Markets Tank, but Off Monday Lows; Plus TWLO, PLTE & More

Mark Vickery
·3-min read

We saw the start of the concerns affecting the market in early trading Monday before the opening bell: European countries enduring a “second wave” of Covid-19 virus cases was leading to lower guidance from tech giants like SAP SAP. This put pre-market trading here at home into the red, around -350 on the Dow, -120 on the Nasdaq and -40 on the S&P 500.

From there, things got worse: vanishing enthusiasm for a stimulus deal passing Congress helped the major indexes hit day lows mid-afternoon, before recovering somewhat. We closed with the worst single trading day since early September: Dow -650 points, -2.3%; the S&P 500 -64, -1.86%; and the Nasdaq -189, -1.64%. For the Nasdaq, it’s the seventh close lower in the past 10 sessions. The Dow has managed to lose its entire gains from October so far. All 11 sectors on the S&P 500 finished lower.

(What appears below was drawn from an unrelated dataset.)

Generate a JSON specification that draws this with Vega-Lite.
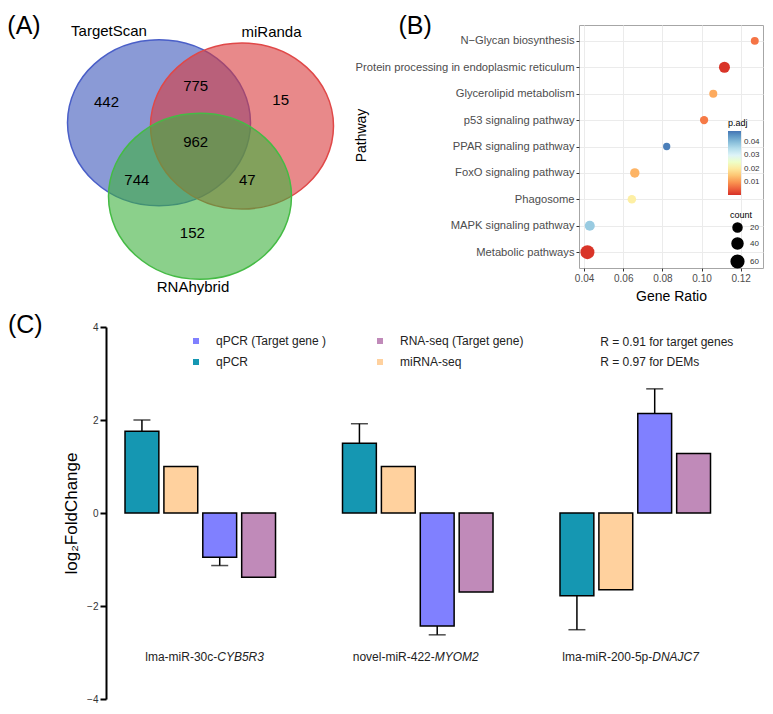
{
  "$schema": "https://vega.github.io/schema/vega-lite/v6.json",
  "background": "white",
  "padding": {"left": 7, "top": 13, "right": 0, "bottom": 0},
  "config": {"font": "Liberation Sans", "view": {"stroke": null}},
  "spacing": 9,
  "resolve": {"scale": {"color": "independent", "size": "independent", "x": "independent", "y": "independent"}, "legend": {"color": "independent", "size": "independent"}},
  "datasets": {
    "venn": [
      {"set": "TargetScan", "cx": 0.2275, "cy": 0.3556},
      {"set": "miRanda", "cx": 0.5837, "cy": 0.3673},
      {"set": "RNAhybrid", "cx": 0.4034, "cy": 0.6229}
    ],
    "vennLabels": [
      {"label": "442", "lx": 0.0021, "ly": 0.2789},
      {"label": "775", "lx": 0.385, "ly": 0.2218},
      {"label": "15", "lx": 0.7498, "ly": 0.2727},
      {"label": "962", "lx": 0.385, "ly": 0.4244},
      {"label": "744", "lx": 0.1322, "ly": 0.5636},
      {"label": "47", "lx": 0.6064, "ly": 0.5647},
      {"label": "152", "lx": 0.3704, "ly": 0.7575},
      {"label": "TargetScan", "lx": 0.0129, "ly": 0.0218},
      {"label": "miRanda", "lx": 0.7103, "ly": 0.0265},
      {"label": "RNAhybrid", "lx": 0.3734, "ly": 0.9516}
    ],
    "kegg": [
      {"pathway": "N−Glycan biosynthesis", "ratio": 0.1272, "padj": 0.007, "count": 11},
      {"pathway": "Protein processing in endoplasmic reticulum", "ratio": 0.1117, "padj": 0.0008, "count": 40},
      {"pathway": "Glycerolipid metabolism", "ratio": 0.106, "padj": 0.012, "count": 12},
      {"pathway": "p53 signaling pathway", "ratio": 0.1013, "padj": 0.0075, "count": 14},
      {"pathway": "PPAR signaling pathway", "ratio": 0.0822, "padj": 0.047, "count": 6},
      {"pathway": "FoxO signaling pathway", "ratio": 0.0659, "padj": 0.013, "count": 24},
      {"pathway": "Phagosome", "ratio": 0.0644, "padj": 0.021, "count": 16},
      {"pathway": "MAPK signaling pathway", "ratio": 0.0429, "padj": 0.038, "count": 30},
      {"pathway": "Metabolic pathways", "ratio": 0.0417, "padj": 0.0008, "count": 77}
    ],
    "fc": [
      {"group": "lma-miR-30c-CYB5R3", "series": "qPCR", "value": 1.76, "errEnd": 2.0},
      {"group": "lma-miR-30c-CYB5R3", "series": "miRNA-seq", "value": 1.0, "errEnd": null},
      {"group": "lma-miR-30c-CYB5R3", "series": "qPCR (Target gene )", "value": -0.95, "errEnd": -1.13},
      {"group": "lma-miR-30c-CYB5R3", "series": "RNA-seq (Target gene)", "value": -1.38, "errEnd": null},
      {"group": "novel-miR-422-MYOM2", "series": "qPCR", "value": 1.5, "errEnd": 1.92},
      {"group": "novel-miR-422-MYOM2", "series": "miRNA-seq", "value": 1.0, "errEnd": null},
      {"group": "novel-miR-422-MYOM2", "series": "qPCR (Target gene )", "value": -2.43, "errEnd": -2.62},
      {"group": "novel-miR-422-MYOM2", "series": "RNA-seq (Target gene)", "value": -1.7, "errEnd": null},
      {"group": "lma-miR-200-5p-DNAJC7", "series": "qPCR", "value": -1.78, "errEnd": -2.51},
      {"group": "lma-miR-200-5p-DNAJC7", "series": "miRNA-seq", "value": -1.65, "errEnd": null},
      {"group": "lma-miR-200-5p-DNAJC7", "series": "qPCR (Target gene )", "value": 2.14, "errEnd": 2.67},
      {"group": "lma-miR-200-5p-DNAJC7", "series": "RNA-seq (Target gene)", "value": 1.28, "errEnd": null}
    ],
    "groups": [
      {"group": "lma-miR-30c-CYB5R3", "prefix": "lma-miR-30c-", "gene": "CYB5R3"},
      {"group": "novel-miR-422-MYOM2", "prefix": "novel-miR-422-", "gene": "MYOM2"},
      {"group": "lma-miR-200-5p-DNAJC7", "prefix": "lma-miR-200-5p-", "gene": "DNAJC7"}
    ],
    "rtext": [
      {"label": "R = 0.91 for target genes", "y": 3.68},
      {"label": "R = 0.97 for DEMs", "y": 3.24}
    ]
  },
  "vconcat": [
    {
      "spacing": 14,
      "resolve": {"scale": {"color": "independent", "size": "independent", "x": "independent", "y": "independent"}, "legend": {"color": "independent", "size": "independent"}},
      "hconcat": [
        {
          "width": 233,
          "height": 275,
          "layer": [
            {
              "data": {"name": "venn"},
              "mark": {"type": "point", "shape": "M -1 0 A 1 0.907 0 1 1 1 0 A 1 0.907 0 1 1 -1 0 Z", "size": 33489, "filled": true, "fillOpacity": 0.6, "strokeOpacity": 1, "strokeWidth": 1.5},
              "encoding": {
                "x": {"field": "cx", "type": "quantitative", "scale": {"domain": [0, 1], "nice": false, "zero": false}, "axis": null},
                "y": {"field": "cy", "type": "quantitative", "scale": {"domain": [0, 1], "nice": false, "zero": false, "reverse": true}, "axis": null},
                "fill": {"field": "set", "type": "nominal", "scale": {"domain": ["TargetScan", "miRanda", "RNAhybrid"], "range": ["#3C57BB", "#D93A3C", "#3EB13E"]}, "legend": null},
                "stroke": {"field": "set", "type": "nominal", "scale": {"domain": ["TargetScan", "miRanda", "RNAhybrid"], "range": ["#4A5FC8", "#E04848", "#45BB45"]}, "legend": null}
              }
            },
            {
              "data": {"name": "vennLabels"},
              "mark": {"type": "text", "fontSize": 15, "color": "black", "baseline": "middle"},
              "encoding": {
                "x": {"field": "lx", "type": "quantitative"},
                "y": {"field": "ly", "type": "quantitative"},
                "text": {"field": "label"}
              }
            },
            {
              "data": {"values": [{"t": "(A)", "lx": -0.3519, "ly": 0.0036}]},
              "mark": {"type": "text", "fontSize": 25, "color": "black", "baseline": "middle"},
              "encoding": {
                "x": {"field": "lx", "type": "quantitative"},
                "y": {"field": "ly", "type": "quantitative"},
                "text": {"field": "t"}
              }
            }
          ]
        },
        {
          "width": 184,
          "height": 243,
          "view": {"stroke": "#A6A6A6"},
          "layer": [
            {
              "data": {"name": "kegg"},
              "mark": {"type": "circle", "opacity": 1},
              "encoding": {
                "x": {
                  "field": "ratio", "type": "quantitative",
                  "scale": {"domain": [0.0374, 0.1314], "nice": false, "zero": false},
                  "axis": {
                    "values": [0.04, 0.05, 0.06, 0.07, 0.08, 0.09, 0.1, 0.11, 0.12, 0.13],
                    "labelExpr": "round(datum.value*100) % 2 == 0 ? format(datum.value, '.2f') : ''",
                    "title": "Gene Ratio", "titleFontSize": 14, "titleFontWeight": "normal", "titleColor": "black", "titlePadding": 6,
                    "labelColor": "#4D4D4D", "labelFontSize": 10, "labelPadding": 2,
                    "domain": false, "tickSize": 3, "tickColor": "#333333",
                    "tickOpacity": {"condition": {"test": "round(datum.value*100) % 2 == 1", "value": 0}, "value": 1},
                    "grid": true, "gridColor": "#EBEBEB",
                    "gridWidth": {"condition": {"test": "round(datum.value*100) % 2 == 1", "value": 0.5}, "value": 1}
                  }
                },
                "y": {
                  "field": "pathway", "type": "nominal",
                  "scale": {"type": "point", "padding": 0.6, "domain": ["N−Glycan biosynthesis", "Protein processing in endoplasmic reticulum", "Glycerolipid metabolism", "p53 signaling pathway", "PPAR signaling pathway", "FoxO signaling pathway", "Phagosome", "MAPK signaling pathway", "Metabolic pathways"]},
                  "axis": {
                    "title": "Pathway", "titleFontSize": 14, "titleFontWeight": "normal", "titleColor": "black", "titleX": -211, "titleY": 110,
                    "labelFontSize": 11.2, "labelColor": "#4D4D4D", "labelPadding": 2, "labelLimit": 400,
                    "domain": false, "tickSize": 3, "tickColor": "#333333",
                    "grid": true, "gridColor": "#EBEBEB"
                  }
                },
                "color": {
                  "field": "padj", "type": "quantitative",
                  "scale": {"domain": [0.0005, 0.048], "range": ["#d73027", "#f46d43", "#fdae61", "#fee090", "#ffffbf", "#e0f3f8", "#abd9e9", "#74add1", "#4575b4"]},
                  "legend": {"title": "p.adj", "orient": "none", "legendX": 149, "legendY": 94, "direction": "vertical", "gradientLength": 64, "gradientThickness": 13, "values": [0.01, 0.02, 0.03, 0.04], "labelFontSize": 8, "labelColor": "#333333", "titleFontSize": 9, "titleFontWeight": "normal", "titleColor": "black", "titlePadding": 3, "labelOffset": 3, "padding": 0}
                },
                "size": {
                  "field": "count", "type": "quantitative",
                  "scale": {"domain": [0, 80], "range": [41, 201], "zero": false},
                  "legend": {"title": "count", "orient": "none", "legendX": 151, "legendY": 186, "values": [20, 40, 60], "symbolFillColor": "black", "symbolStrokeColor": "black", "symbolOpacity": 1, "labelFontSize": 8, "labelColor": "#333333", "labelOffset": 5, "titleFontSize": 9, "titleFontWeight": "normal", "titleColor": "black", "titlePadding": 2, "rowPadding": 0, "padding": 0}
                }
              }
            },
            {
              "data": {"values": [{"t": "(B)"}]},
              "mark": {"type": "text", "fontSize": 25, "color": "black", "baseline": "middle", "dy": -15},
              "encoding": {
                "x": {"datum": -0.0463, "type": "quantitative"},
                "y": {"datum": "N−Glycan biosynthesis", "type": "nominal"},
                "text": {"field": "t"}
              }
            }
          ]
        }
      ]
    },
    {
      "width": 644,
      "height": 372,
      "layer": [
        {
          "data": {"name": "fc"},
          "mark": {"type": "bar", "stroke": "black", "strokeWidth": 1.5},
          "encoding": {
            "x": {"field": "group", "type": "nominal", "scale": {"domain": ["lma-miR-30c-CYB5R3", "novel-miR-422-MYOM2", "lma-miR-200-5p-DNAJC7"], "paddingInner": 0.308, "paddingOuter": 0.1345, "align": 0.325}, "axis": null},
            "xOffset": {"field": "series", "type": "nominal", "scale": {"domain": ["qPCR", "miRNA-seq", "qPCR (Target gene )", "RNA-seq (Target gene)"], "paddingInner": 0.13, "paddingOuter": 0}},
            "y": {
              "field": "value", "type": "quantitative",
              "scale": {"domain": [-4, 4], "nice": false},
              "axis": {"values": [-4, -2, 0, 2, 4], "grid": false, "domainColor": "black", "domainWidth": 2, "tickColor": "black", "tickWidth": 2, "tickSize": 6, "labelFontSize": 10, "labelColor": "#333333", "labelPadding": 2, "title": "log₂FoldChange", "titleFontSize": 17, "titleFontWeight": "normal", "titleColor": "black", "titlePadding": 6}
            },
            "color": {
              "field": "series", "type": "nominal",
              "scale": {"domain": ["qPCR (Target gene )", "qPCR", "RNA-seq (Target gene)", "miRNA-seq"], "range": ["#8080FF", "#1597B2", "#C08AB9", "#FFD19E"]},
              "legend": {"title": null, "orient": "none", "legendX": 84, "legendY": 8, "columns": 2, "symbolType": "square", "symbolSize": 36, "symbolStrokeWidth": 0, "symbolStrokeColor": "transparent", "labelFontSize": 12, "labelColor": "#222222", "labelOffset": 14, "columnPadding": 47, "rowPadding": 9, "padding": 0}
            }
          }
        },
        {
          "data": {"name": "fc"},
          "transform": [{"filter": "isValid(datum.errEnd)"}],
          "mark": {"type": "rule", "color": "black", "strokeWidth": 1.5},
          "encoding": {
            "x": {"field": "group", "type": "nominal"},
            "xOffset": {"field": "series", "type": "nominal"},
            "y": {"field": "value", "type": "quantitative"},
            "y2": {"field": "errEnd"}
          }
        },
        {
          "data": {"name": "fc"},
          "transform": [{"filter": "isValid(datum.errEnd)"}],
          "mark": {"type": "tick", "color": "black", "thickness": 1.5, "size": 17, "orient": "horizontal"},
          "encoding": {
            "x": {"field": "group", "type": "nominal"},
            "xOffset": {"field": "series", "type": "nominal"},
            "y": {"field": "errEnd", "type": "quantitative"}
          }
        },
        {
          "mark": {"type": "rule", "color": "black", "strokeWidth": 2.5},
          "encoding": {"y": {"datum": 0, "type": "quantitative"}}
        },
        {
          "data": {"name": "groups"},
          "mark": {"type": "text", "align": "right", "baseline": "middle", "dx": 17, "fontSize": 12, "color": "#222222"},
          "encoding": {
            "x": {"field": "group", "type": "nominal"},
            "y": {"datum": -3.09, "type": "quantitative"},
            "text": {"field": "prefix"}
          }
        },
        {
          "data": {"name": "groups"},
          "mark": {"type": "text", "align": "left", "baseline": "middle", "dx": 17, "fontSize": 12, "fontStyle": "italic", "color": "#222222"},
          "encoding": {
            "x": {"field": "group", "type": "nominal"},
            "y": {"datum": -3.09, "type": "quantitative"},
            "text": {"field": "gene"}
          }
        },
        {
          "data": {"name": "rtext"},
          "mark": {"type": "text", "align": "left", "baseline": "middle", "dx": -35, "fontSize": 12, "color": "#222222"},
          "encoding": {
            "x": {"datum": "lma-miR-200-5p-DNAJC7", "type": "nominal"},
            "y": {"field": "y", "type": "quantitative"},
            "text": {"field": "label"}
          }
        },
        {
          "data": {"values": [{"t": "(C)"}]},
          "mark": {"type": "text", "align": "center", "baseline": "middle", "dx": -175, "dy": -2, "fontSize": 25, "color": "black"},
          "encoding": {
            "x": {"datum": "lma-miR-30c-CYB5R3", "type": "nominal"},
            "y": {"datum": 4, "type": "quantitative"},
            "text": {"field": "t"}
          }
        }
      ]
    }
  ]
}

New Home Sales fell 3.5% month over month in today’s latest report to 959K for the month of September, missing analyst estimates for over a million new units sold. That said, this metric maintained a robust 32% growth year over year. Seasonality plays a part, of course, as fewer new homes are built and sold in colder months, but the real story here makes these headlines more palatable: annual supply is down 32% from a year ago.

Shortages in land and labor — hindered, like so many other things, by the “shelter in place” initiatives to combat the pandemic earlier this year — have led to the shortfall. But the good news here is that demand is not the problem; things like higher prices for building materials, along with a shortage of plots and new structures, are what kept these figures down last month. PulteGroup PHM sold off 3.5% in regular trading.

Cloud platform company Twilio TWLO posted a big beat on its Q3 bottom line Monday afternoon, swinging to a profit of $0.04 cents per share from the Zacks consensus of -$0.05 per share, on quarterly sales of $448 million — up 52% year over year and well beyond the $405 million our analysts were expecting. Active Customer Accounts grew 21% year over year, and the company now expects revenues of between $450-455 million in Q4; the Zacks consensus had been $428 million.

On the earnings side, Twilio is no stranger to big earnings beats. The company has never missed an estimate on its bottom line since its IPO in 2016, with a trailing four-quarter average earnings beat of more than 200%. We expect this earnings report will spur analysts to raise estimates for Q4 and take Twilio’s Zacks Rank up from a #4 (Sell) issued prior to the earnings beat.